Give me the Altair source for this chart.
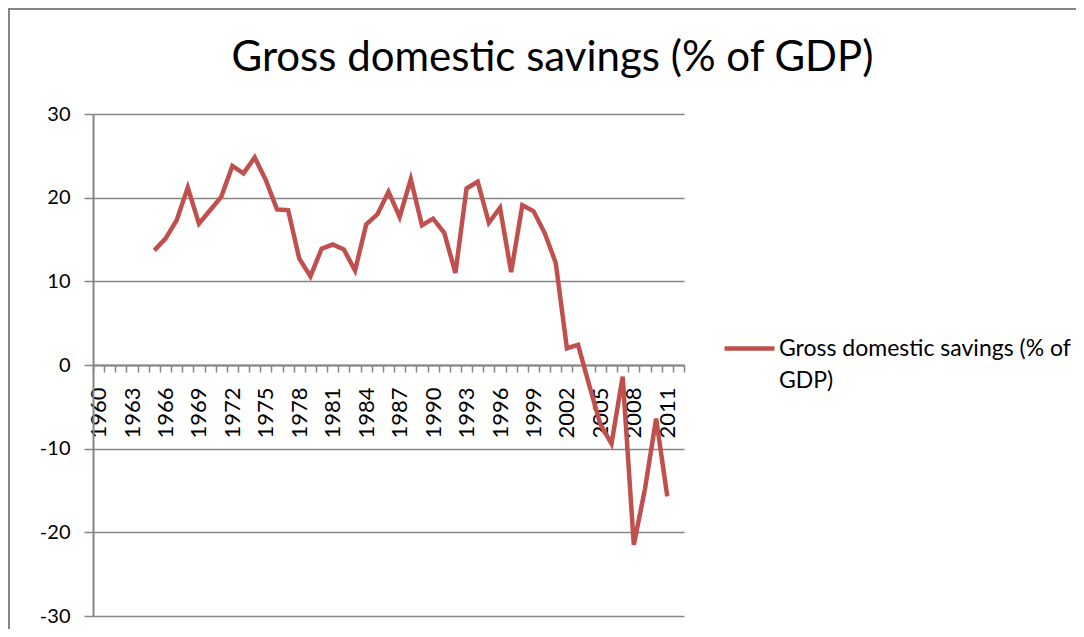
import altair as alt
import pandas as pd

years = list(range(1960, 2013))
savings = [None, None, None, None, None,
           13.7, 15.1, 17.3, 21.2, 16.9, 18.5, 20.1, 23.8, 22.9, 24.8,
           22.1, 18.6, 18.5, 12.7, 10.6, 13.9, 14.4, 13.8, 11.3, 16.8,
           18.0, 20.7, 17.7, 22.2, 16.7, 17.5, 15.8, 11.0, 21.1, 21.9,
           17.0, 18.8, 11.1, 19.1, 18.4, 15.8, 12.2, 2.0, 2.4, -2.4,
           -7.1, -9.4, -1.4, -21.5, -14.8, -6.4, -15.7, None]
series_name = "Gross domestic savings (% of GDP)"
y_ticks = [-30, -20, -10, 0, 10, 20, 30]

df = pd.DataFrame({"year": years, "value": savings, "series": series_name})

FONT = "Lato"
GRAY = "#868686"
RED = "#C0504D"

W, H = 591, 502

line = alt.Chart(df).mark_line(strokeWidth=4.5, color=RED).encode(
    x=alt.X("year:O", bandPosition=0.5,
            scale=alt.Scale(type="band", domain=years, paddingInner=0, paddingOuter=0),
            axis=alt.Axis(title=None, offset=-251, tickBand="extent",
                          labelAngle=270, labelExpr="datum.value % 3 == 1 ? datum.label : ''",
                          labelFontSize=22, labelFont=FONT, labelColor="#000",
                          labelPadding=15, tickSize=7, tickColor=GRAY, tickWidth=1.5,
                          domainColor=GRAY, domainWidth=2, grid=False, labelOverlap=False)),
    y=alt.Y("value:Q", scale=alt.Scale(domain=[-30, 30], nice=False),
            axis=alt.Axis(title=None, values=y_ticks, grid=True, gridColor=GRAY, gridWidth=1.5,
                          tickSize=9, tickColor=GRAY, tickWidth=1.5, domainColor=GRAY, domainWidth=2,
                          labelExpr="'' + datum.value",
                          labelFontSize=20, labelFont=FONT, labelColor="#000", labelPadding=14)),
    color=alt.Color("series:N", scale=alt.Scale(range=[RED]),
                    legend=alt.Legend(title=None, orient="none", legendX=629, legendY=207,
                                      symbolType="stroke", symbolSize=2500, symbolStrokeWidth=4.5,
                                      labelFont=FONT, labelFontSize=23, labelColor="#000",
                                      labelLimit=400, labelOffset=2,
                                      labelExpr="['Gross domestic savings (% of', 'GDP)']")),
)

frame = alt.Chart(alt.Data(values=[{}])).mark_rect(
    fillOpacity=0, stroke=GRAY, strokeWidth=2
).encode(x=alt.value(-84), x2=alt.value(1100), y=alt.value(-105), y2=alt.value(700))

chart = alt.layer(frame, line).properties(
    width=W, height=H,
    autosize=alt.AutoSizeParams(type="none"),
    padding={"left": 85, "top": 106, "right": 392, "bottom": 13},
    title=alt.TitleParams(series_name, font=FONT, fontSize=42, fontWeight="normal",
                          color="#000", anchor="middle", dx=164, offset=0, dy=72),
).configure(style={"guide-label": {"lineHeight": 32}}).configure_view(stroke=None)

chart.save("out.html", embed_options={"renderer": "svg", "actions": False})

--- --- ---

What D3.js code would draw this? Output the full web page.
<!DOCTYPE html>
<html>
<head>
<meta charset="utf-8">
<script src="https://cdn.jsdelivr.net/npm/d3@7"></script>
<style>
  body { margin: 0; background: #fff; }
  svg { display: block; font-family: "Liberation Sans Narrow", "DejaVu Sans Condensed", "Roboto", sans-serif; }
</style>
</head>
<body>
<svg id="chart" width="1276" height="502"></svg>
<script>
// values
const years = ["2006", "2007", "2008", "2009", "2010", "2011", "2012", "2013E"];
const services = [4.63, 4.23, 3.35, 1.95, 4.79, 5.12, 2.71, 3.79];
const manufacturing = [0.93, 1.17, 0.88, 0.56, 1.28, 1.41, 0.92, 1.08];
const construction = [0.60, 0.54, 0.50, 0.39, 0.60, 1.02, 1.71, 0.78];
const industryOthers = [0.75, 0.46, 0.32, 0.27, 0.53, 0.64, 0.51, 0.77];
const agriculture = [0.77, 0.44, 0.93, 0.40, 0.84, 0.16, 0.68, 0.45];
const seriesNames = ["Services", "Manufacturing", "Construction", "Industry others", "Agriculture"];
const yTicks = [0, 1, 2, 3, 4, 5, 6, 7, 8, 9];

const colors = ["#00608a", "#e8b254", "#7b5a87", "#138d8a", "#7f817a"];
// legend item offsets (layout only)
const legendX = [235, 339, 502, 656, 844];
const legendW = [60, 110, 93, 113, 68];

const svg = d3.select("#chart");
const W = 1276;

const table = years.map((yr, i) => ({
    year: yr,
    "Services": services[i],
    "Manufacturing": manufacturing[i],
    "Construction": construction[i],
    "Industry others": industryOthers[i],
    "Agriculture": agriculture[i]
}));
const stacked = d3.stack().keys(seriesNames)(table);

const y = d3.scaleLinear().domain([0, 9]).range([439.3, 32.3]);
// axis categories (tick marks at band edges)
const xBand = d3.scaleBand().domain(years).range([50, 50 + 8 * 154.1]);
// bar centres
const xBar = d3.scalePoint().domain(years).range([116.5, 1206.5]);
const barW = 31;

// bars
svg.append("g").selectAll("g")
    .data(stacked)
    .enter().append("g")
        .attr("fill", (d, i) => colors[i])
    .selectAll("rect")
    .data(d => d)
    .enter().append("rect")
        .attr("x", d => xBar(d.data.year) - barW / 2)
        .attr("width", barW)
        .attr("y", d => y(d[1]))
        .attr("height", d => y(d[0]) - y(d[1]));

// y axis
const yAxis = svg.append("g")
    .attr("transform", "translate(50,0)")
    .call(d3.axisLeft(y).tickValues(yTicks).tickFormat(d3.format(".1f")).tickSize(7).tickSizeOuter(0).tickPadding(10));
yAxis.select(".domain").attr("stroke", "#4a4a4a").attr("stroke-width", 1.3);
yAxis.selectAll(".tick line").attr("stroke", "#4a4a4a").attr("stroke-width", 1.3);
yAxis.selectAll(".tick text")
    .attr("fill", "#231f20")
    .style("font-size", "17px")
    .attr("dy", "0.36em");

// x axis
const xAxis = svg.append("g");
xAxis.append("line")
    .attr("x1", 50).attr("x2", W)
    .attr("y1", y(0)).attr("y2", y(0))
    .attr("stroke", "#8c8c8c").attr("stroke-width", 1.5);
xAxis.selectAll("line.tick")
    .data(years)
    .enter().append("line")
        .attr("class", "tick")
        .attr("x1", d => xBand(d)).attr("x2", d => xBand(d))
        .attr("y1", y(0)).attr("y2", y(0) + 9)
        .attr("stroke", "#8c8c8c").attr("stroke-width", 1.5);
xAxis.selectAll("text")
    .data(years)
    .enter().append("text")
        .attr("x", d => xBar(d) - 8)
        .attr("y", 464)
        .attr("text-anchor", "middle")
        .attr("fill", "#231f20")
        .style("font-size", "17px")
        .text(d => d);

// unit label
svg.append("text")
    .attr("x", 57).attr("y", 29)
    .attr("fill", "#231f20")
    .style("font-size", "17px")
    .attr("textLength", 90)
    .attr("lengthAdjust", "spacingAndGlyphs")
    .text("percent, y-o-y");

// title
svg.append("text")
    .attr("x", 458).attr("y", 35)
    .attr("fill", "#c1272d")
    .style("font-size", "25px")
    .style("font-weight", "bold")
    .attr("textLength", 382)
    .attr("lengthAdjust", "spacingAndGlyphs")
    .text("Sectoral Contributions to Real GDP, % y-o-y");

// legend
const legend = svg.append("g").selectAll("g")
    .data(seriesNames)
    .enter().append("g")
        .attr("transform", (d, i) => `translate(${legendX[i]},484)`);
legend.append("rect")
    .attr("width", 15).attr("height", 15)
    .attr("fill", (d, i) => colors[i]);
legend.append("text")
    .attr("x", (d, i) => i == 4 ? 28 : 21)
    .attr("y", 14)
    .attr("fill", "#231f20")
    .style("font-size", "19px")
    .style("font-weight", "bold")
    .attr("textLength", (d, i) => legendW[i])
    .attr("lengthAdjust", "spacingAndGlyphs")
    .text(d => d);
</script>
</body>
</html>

--- --- ---

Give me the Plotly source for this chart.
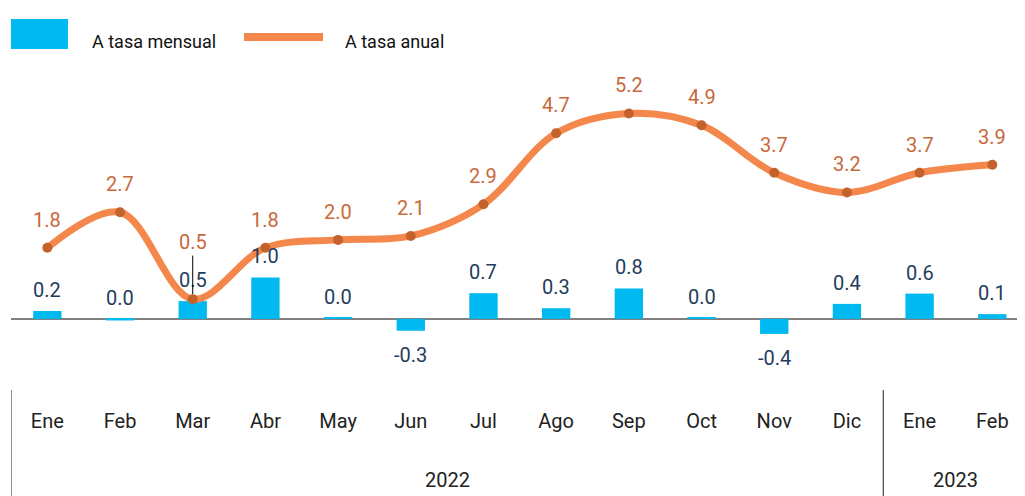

--- --- ---

◆ TASK INSTRUCTIONS
Set down, word for word, the lines from the one holding "Give me the Altair source for this chart." through the one holding "y_ticks = [-30, -20, -10, 0, 10, 20, 30]". Skip the pictures.

◆ TASK OUTPUT
Give me the Altair source for this chart.
import altair as alt
import pandas as pd

years = list(range(1960, 2013))
savings = [None, None, None, None, None,
           13.7, 15.1, 17.3, 21.2, 16.9, 18.5, 20.1, 23.8, 22.9, 24.8,
           22.1, 18.6, 18.5, 12.7, 10.6, 13.9, 14.4, 13.8, 11.3, 16.8,
           18.0, 20.7, 17.7, 22.2, 16.7, 17.5, 15.8, 11.0, 21.1, 21.9,
           17.0, 18.8, 11.1, 19.1, 18.4, 15.8, 12.2, 2.0, 2.4, -2.4,
           -7.1, -9.4, -1.4, -21.5, -14.8, -6.4, -15.7, None]
series_name = "Gross domestic savings (% of GDP)"
y_ticks = [-30, -20, -10, 0, 10, 20, 30]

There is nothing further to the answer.